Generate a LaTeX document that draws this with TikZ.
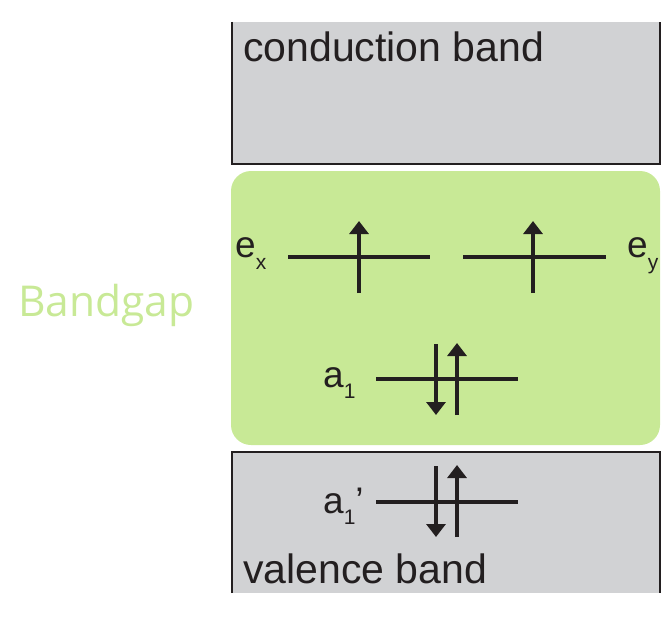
\documentclass[tikz,border=0pt]{standalone}
\usepackage{fontspec}
\setmainfont{Liberation Sans}
\newfontfamily\gapfont{Open Sans}
\usetikzlibrary{arrows.meta}
\definecolor{bandgray}{HTML}{D1D2D4}
\definecolor{gapgreen}{HTML}{C8E996}
\definecolor{edge}{HTML}{231F20}
\tikzset{
  level/.style={line width=4pt, edge},
  spin/.style={line width=4pt, edge, -{Triangle[width=19pt,length=13pt]}},
  bandline/.style={line width=2pt, edge},
  bandtext/.style={anchor=base west, inner sep=0pt, font=\fontsize{41}{41}\selectfont, text=edge},
  lbl/.style={anchor=base west, inner sep=0pt, text=edge},
}
\newcommand{\bigsz}{\fontsize{37}{37}\selectfont}
\newcommand{\subsz}{\fontsize{21}{21}\selectfont}
\begin{document}
\begin{tikzpicture}[x=1pt,y=-1pt]
\useasboundingbox (0,0) rectangle (663,618);
% conduction band
\fill[bandgray] (232,22) rectangle (660,164);
\draw[bandline] (232,22) -- (232,164) -- (660,164) -- (660,22);
\node[bandtext] (cb) at (243,62) {conduction band};
% bandgap region
\fill[gapgreen, rounded corners=20pt] (231,171) rectangle (660,445);
\node[anchor=base west, inner sep=0pt, text=gapgreen, font=\gapfont\fontsize{42.5}{42.5}\selectfont] (bg) at (18,316) {Bandgap};
% valence band
\fill[bandgray] (232,452) rectangle (660,593);
\draw[bandline] (232,593) -- (232,452) -- (660,452) -- (660,593);
\node[bandtext] (vb) at (243,583) {valence band};
% e_x level
\coordinate (exL) at (288,257); \coordinate (exR) at (430,257);
\draw[level] (exL) -- (exR);
\coordinate (exB) at (359,293); \coordinate (exT) at (359,221);
\draw[spin] (exB) -- (exT);
\node[lbl] (exlab) at (235,257) {\bigsz e\subsz\raisebox{-12pt}{x}};
% e_y level
\coordinate (eyL) at (463,257); \coordinate (eyR) at (606,257);
\draw[level] (eyL) -- (eyR);
\coordinate (eyB) at (533,293); \coordinate (eyT) at (533,221);
\draw[spin] (eyB) -- (eyT);
\node[lbl] (eylab) at (627,257) {\bigsz e\subsz\raisebox{-12pt}{y}};
% a1 level
\coordinate (aL) at (376,379); \coordinate (aR) at (518,379);
\draw[level] (aL) -- (aR);
\coordinate (adT) at (436,344); \coordinate (adB) at (436,415);
\draw[spin] (adT) -- (adB);
\coordinate (auB) at (457,415); \coordinate (auT) at (457,343);
\draw[spin] (auB) -- (auT);
\node[lbl] (alab) at (323,387) {\bigsz a\subsz\raisebox{-11pt}{1}};
% a1' level
\coordinate (bL) at (376,502); \coordinate (bR) at (518,502);
\draw[level] (bL) -- (bR);
\coordinate (bdT) at (436,466); \coordinate (bdB) at (436,537);
\draw[spin] (bdT) -- (bdB);
\coordinate (buB) at (457,537); \coordinate (buT) at (457,465);
\draw[spin] (buB) -- (buT);
\node[lbl] (blab) at (323,513) {\bigsz a\subsz\raisebox{-11pt}{1}\bigsz’};
\end{tikzpicture}
\end{document}
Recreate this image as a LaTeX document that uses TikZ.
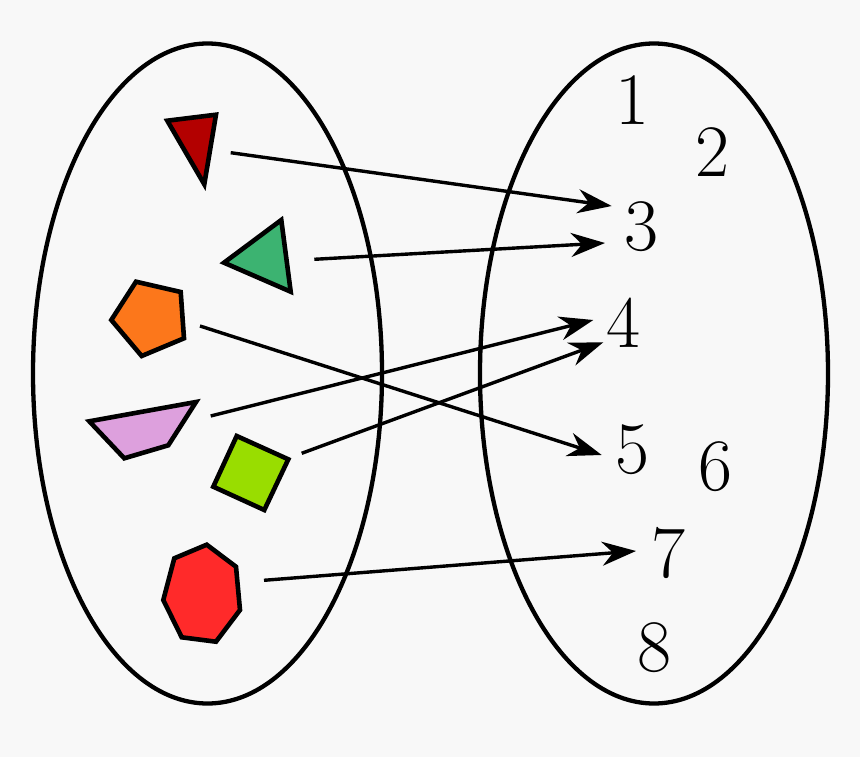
------------------------------------------------------------------------
EXERCISE TASK:
Above are records to transcribe exactly; leave their pictures out.

EXPECTED ANSWER:
Generate a LaTeX document that draws this with TikZ.
\documentclass[tikz,border=0pt]{standalone}
\usepackage{fontspec}
\setmainfont{Liberation Sans}
\newfontfamily\gapfont{Open Sans}
\usetikzlibrary{arrows.meta}
\definecolor{bandgray}{HTML}{D1D2D4}
\definecolor{gapgreen}{HTML}{C8E996}
\definecolor{edge}{HTML}{231F20}
\tikzset{
  level/.style={line width=4pt, edge},
  spin/.style={line width=4pt, edge, -{Triangle[width=19pt,length=13pt]}},
  bandline/.style={line width=2pt, edge},
  bandtext/.style={anchor=base west, inner sep=0pt, font=\fontsize{41}{41}\selectfont, text=edge},
  lbl/.style={anchor=base west, inner sep=0pt, text=edge},
}
\newcommand{\bigsz}{\fontsize{37}{37}\selectfont}
\newcommand{\subsz}{\fontsize{21}{21}\selectfont}
\begin{document}
\begin{tikzpicture}[x=1pt,y=-1pt]
\useasboundingbox (0,0) rectangle (663,618);
% conduction band
\fill[bandgray] (232,22) rectangle (660,164);
\draw[bandline] (232,22) -- (232,164) -- (660,164) -- (660,22);
\node[bandtext] (cb) at (243,62) {conduction band};
% bandgap region
\fill[gapgreen, rounded corners=20pt] (231,171) rectangle (660,445);
\node[anchor=base west, inner sep=0pt, text=gapgreen, font=\gapfont\fontsize{42.5}{42.5}\selectfont] (bg) at (18,316) {Bandgap};
% valence band
\fill[bandgray] (232,452) rectangle (660,593);
\draw[bandline] (232,593) -- (232,452) -- (660,452) -- (660,593);
\node[bandtext] (vb) at (243,583) {valence band};
% e_x level
\coordinate (exL) at (288,257); \coordinate (exR) at (430,257);
\draw[level] (exL) -- (exR);
\coordinate (exB) at (359,293); \coordinate (exT) at (359,221);
\draw[spin] (exB) -- (exT);
\node[lbl] (exlab) at (235,257) {\bigsz e\subsz\raisebox{-12pt}{x}};
% e_y level
\coordinate (eyL) at (463,257); \coordinate (eyR) at (606,257);
\draw[level] (eyL) -- (eyR);
\coordinate (eyB) at (533,293); \coordinate (eyT) at (533,221);
\draw[spin] (eyB) -- (eyT);
\node[lbl] (eylab) at (627,257) {\bigsz e\subsz\raisebox{-12pt}{y}};
% a1 level
\coordinate (aL) at (376,379); \coordinate (aR) at (518,379);
\draw[level] (aL) -- (aR);
\coordinate (adT) at (436,344); \coordinate (adB) at (436,415);
\draw[spin] (adT) -- (adB);
\coordinate (auB) at (457,415); \coordinate (auT) at (457,343);
\draw[spin] (auB) -- (auT);
\node[lbl] (alab) at (323,387) {\bigsz a\subsz\raisebox{-11pt}{1}};
% a1' level
\coordinate (bL) at (376,502); \coordinate (bR) at (518,502);
\draw[level] (bL) -- (bR);
\coordinate (bdT) at (436,466); \coordinate (bdB) at (436,537);
\draw[spin] (bdT) -- (bdB);
\coordinate (buB) at (457,537); \coordinate (buT) at (457,465);
\draw[spin] (buB) -- (buT);
\node[lbl] (blab) at (323,513) {\bigsz a\subsz\raisebox{-11pt}{1}\bigsz’};
\end{tikzpicture}
\end{document}
Recreate this image as a LaTeX document that uses TikZ.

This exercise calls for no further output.